I recently had the opportunity to hear Randy Knaflic, the Vice President of People and Operations at Jawbone, speak at an excellent event hosted by HR 2.0, a human resources networking group headed by Robbie Peters from Sequoia Benefits.
Randy shared the three pillars he bases his People Operations upon: Philosophy, Data, and Simplicity. Although he spoke in the context of HR teams “Getting a Seat at the Executive Table,” I think his lessons are relevant to all elements of running a successful business.
Randy stressed the importance of developing an overall philosophy that focuses an organization’s approach to solving problems. Establishing a coherent philosophy fortifies organizational goals, and provides a reference point in case the a team’s efforts begin to stray from its stated objectives.
Jawbone prides itself on always being a trendsetter.
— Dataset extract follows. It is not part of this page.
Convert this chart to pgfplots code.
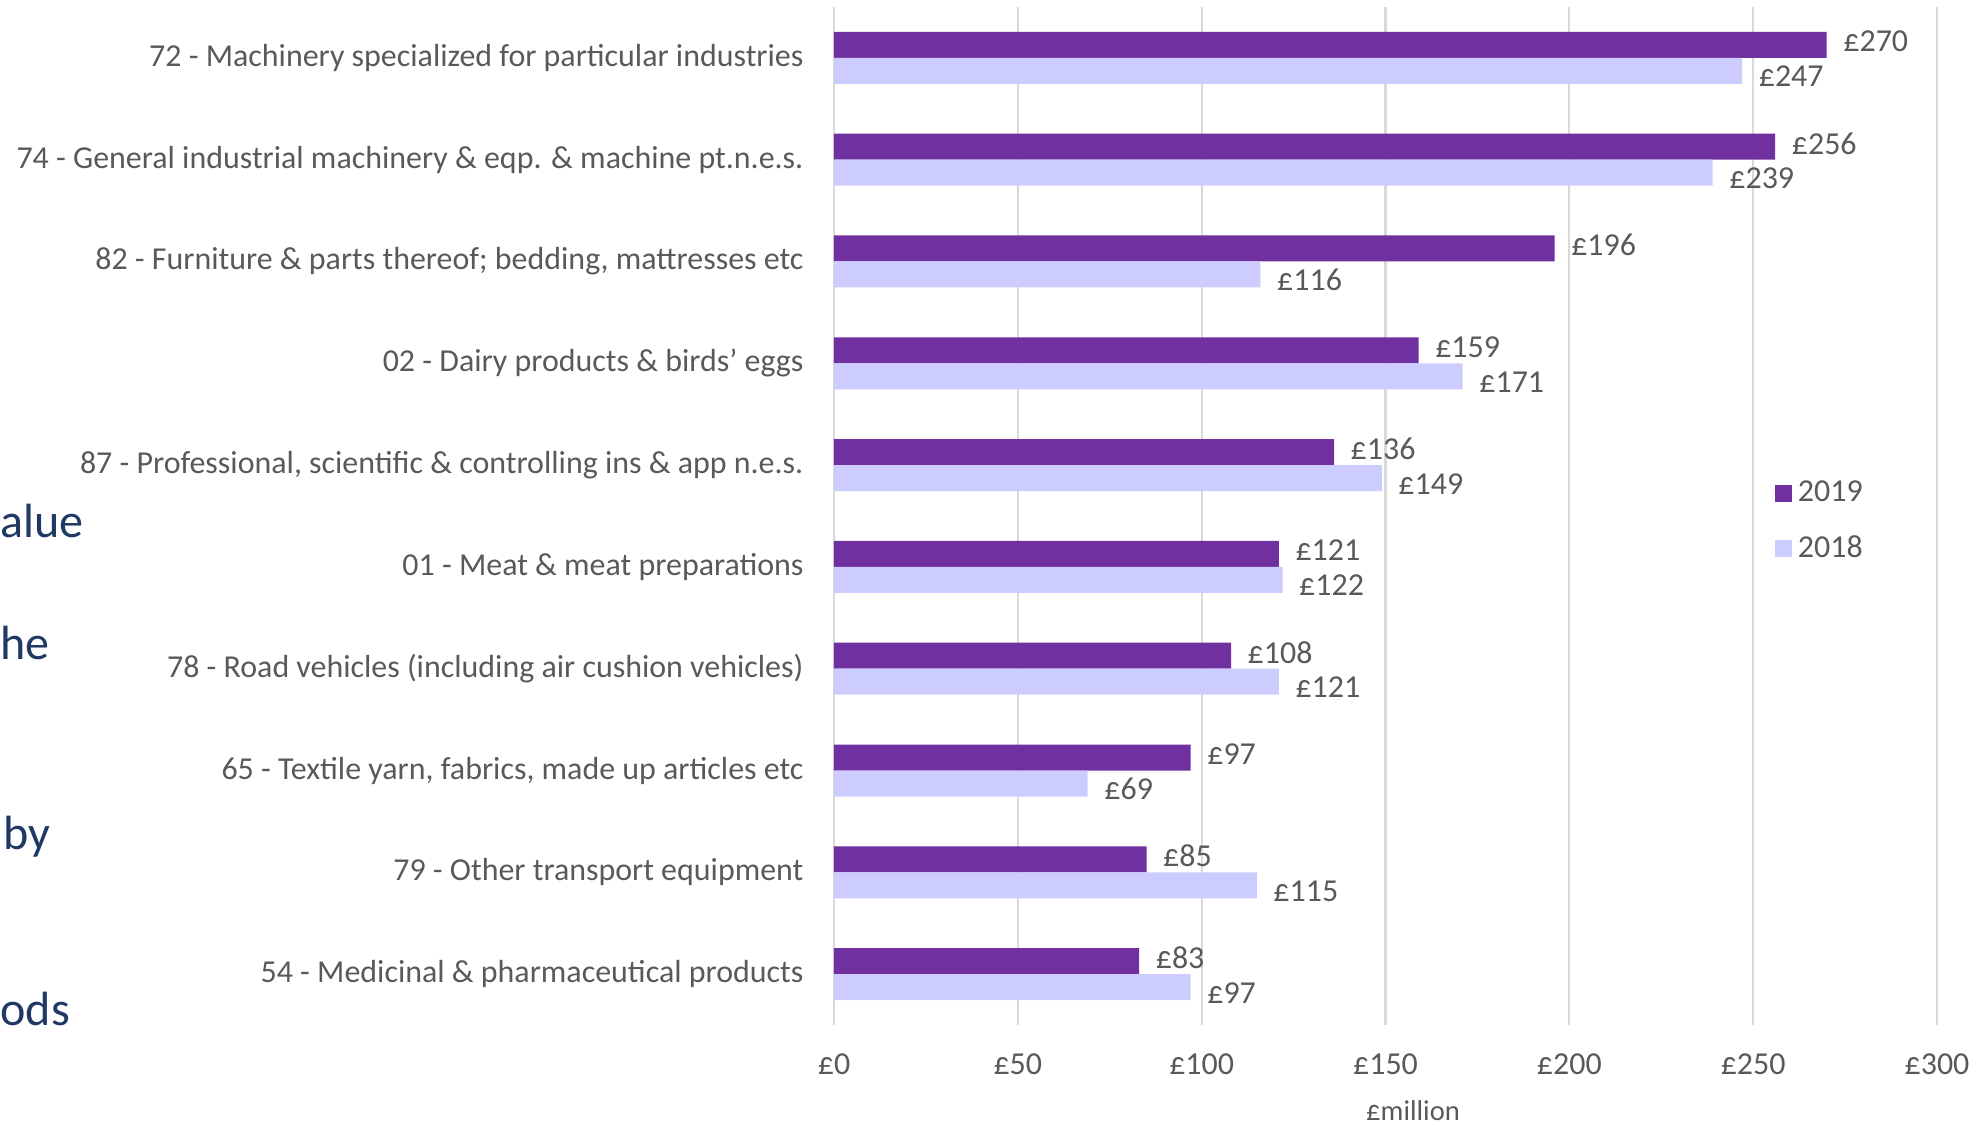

The company’s stylish, bluetooth-enabled speakers offered a refreshing, innovative change from the clunky, old school portable sets that required docking. The rest of the industry caught up a few years later, but by then Jawbone had changed the market again with the release of its sleek, wearable tech — earpieces and wristbands that soon became ubiquitous. The major takeaway here: Jawbone’s core philosophy of risk-taking and cutting-edge, outside-the-box innovation established the company as a leader in its industry and set the tone for an entire product vertical.
However, when Randy first came to Jawbone, he found that this philosophy hadn’t spread to all corners of the company: the HR policies in place were far from innovative. It can be difficult for a new director to overcome institutional momentum, but Randy stuck his neck out and asked, “Do these policies reflect our Company Philosophy?” His initiative was rewarded, and he was quickly able to implement some of the progressive policies that make Jawbone such a great place to work today.
Randy hails from Google, the birthplace of “People Analytics” and a gospel-like approach to data-driven company culture. He noted that because HR is traditionally stereotyped as a “touchy-feely” discipline, the integration of data and metrics into People Operations can lend more credibility to an increasingly critical area of business operations in today’s hyper-competitive talent market.
One of the first changes Randy made at Jawbone was updating the maternity leave policy, which was antiquated and inadequate by his own admission. He framed his pitch for the new policy in two ways. First, he asked, “What is our philosophy towards our HR policies? Do we want to be leaders on this team, just like the rest of the company?” Then, he showed a ranked table detailing the amounts of paid maternity leave, paternity leave, as well other monetary benefits that several leading technology companies offer their employees. He placed his proposal solidly in the middle of this range. The CEO, Hosain Rahman, took one look and accepted the proposal — but not before he increased the amount of paternity leave.
Randy spoke a lot about simplicity: how you can do more with less, and how you can be more efficient and productive. Gathering annual reviews and employee/peer feedback was a headache with the complicated system Jawbone was using, so Randy bribed an engineer with a six-pack to reduce the whole process to a three-question Google plug-in. Rather than nag everyone when compliance rates lagged, he simply posted compliance rates by department above the urinals and in the bathroom stalls to motivate departments to compete against each other. Instead of retraining recruiters when his team had problems getting them on the same page, they created a four-sided paper structure plastered with company information like exec bios, the mission statement, and the history of the company. The recruiters could play with it while they were on the phone, and thus had easy access to the information.
And there you have it, folks: a data-driven philosophy of simplicity and innovation is the secret to Jawbone’s successful products and company culture. What’s yours?